Tout d’abord, le terme de « banque » est souvent utilisé à tort par ces organismes, qui n’ont pas toujours de licence bancaire, et dépendent de banques « mères » pour proposer des comptes courants ou moyens de paiement. Ainsi, BforBank dépend du Crédit Agricole, Boursorama du groupe Société Générale et Hello Bank du groupe BNP, comme le rappelle l’ACPR. Par conséquent, même si ces organismes se prétendent plus écologiques, ou moins émetteurs de carbone que les gros groupes, les dépôts d’argent se font auprès des banques traditionnelles, et peuvent servir à n’importe quel financement.
Qui plus est, ça n’est pas parce qu’une banque est entièrement dématérialisée qu’elle génère moins d’impact sur l’environnement. Comme l’explique Greenpeace, ces acteurs étant encore récents, il est difficile de savoir précisément comment est utilisé l’argent déposé. Cependant, des banques en ligne se distinguent clairement de leurs concurrents par l’obtention de certifications internationales. C’est le cas de Helios, fondée en 2020 et qui a récemment obtenu la certification « B-Corp », garantissant des engagements sociaux et environnementaux ainsi qu’une transparence de ses actions financière. D’autres banques émergentes ont encore besoin de temps pour que leur engagement éthique et écologique soit reconnu par des labels d’importance.

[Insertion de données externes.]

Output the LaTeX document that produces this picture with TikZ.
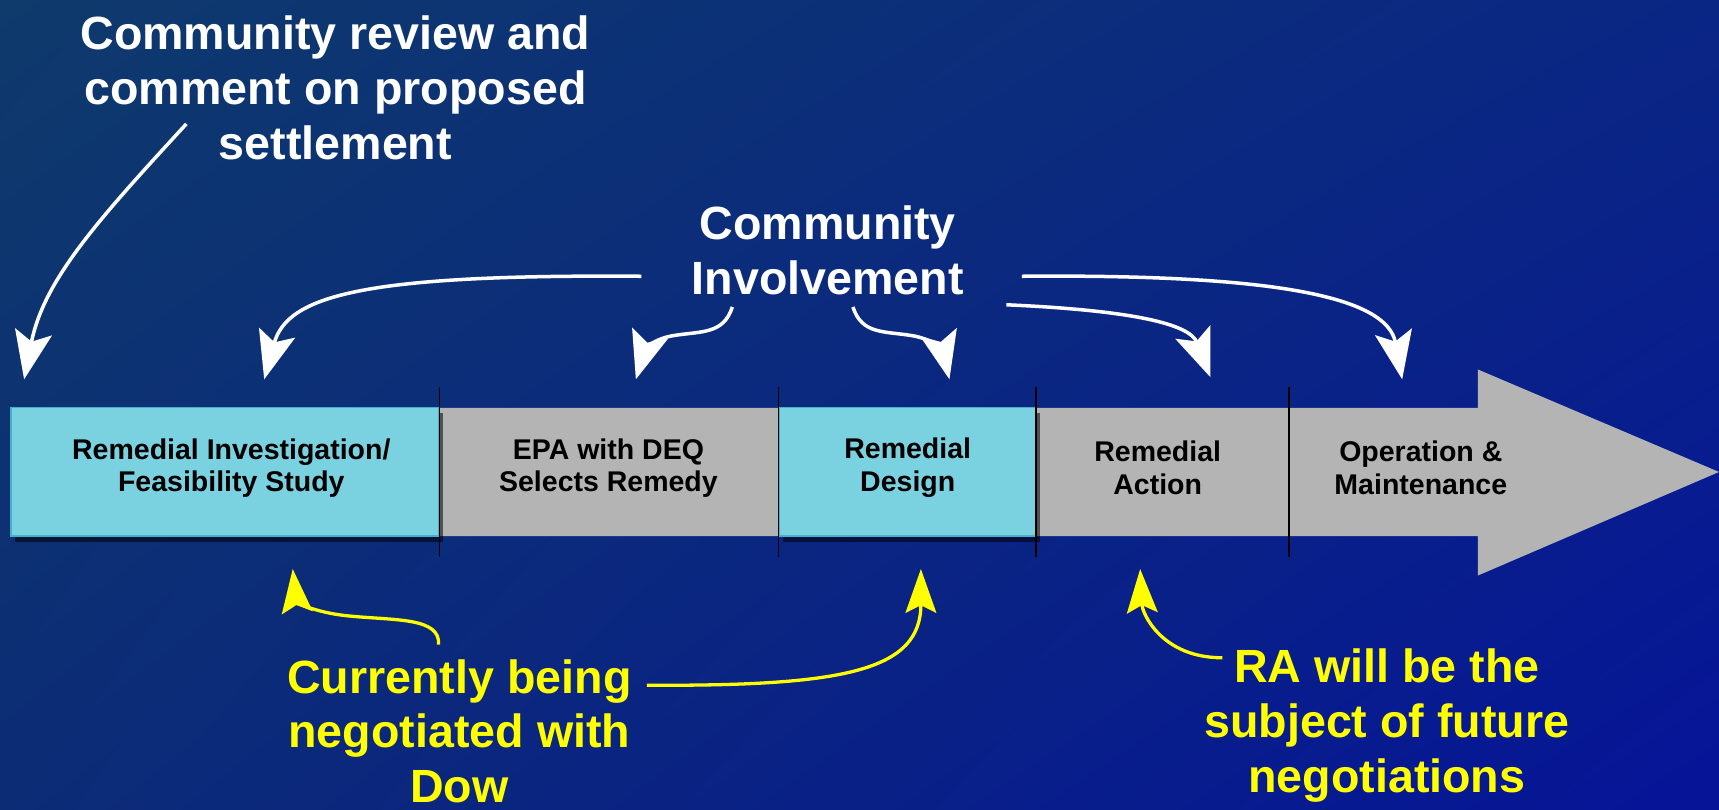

Il n’existe pas de banque idéale, mais pour peu que l’on prenne le temps de se renseigner – et de se faire guider – le paysage financier, largement diversifié depuis une vingtaine d’années, offre des possibilités de placer son argent en sachant à quoi il sert et où il est orienté. Cela contribue également au développement de modèles plus justes, qui cherchent à réduire les inégalité et l’empreinte carbone du monde financier, au lieu de laisser l’argent « dormir » dans des banques qui l’utilisent de manière opaque.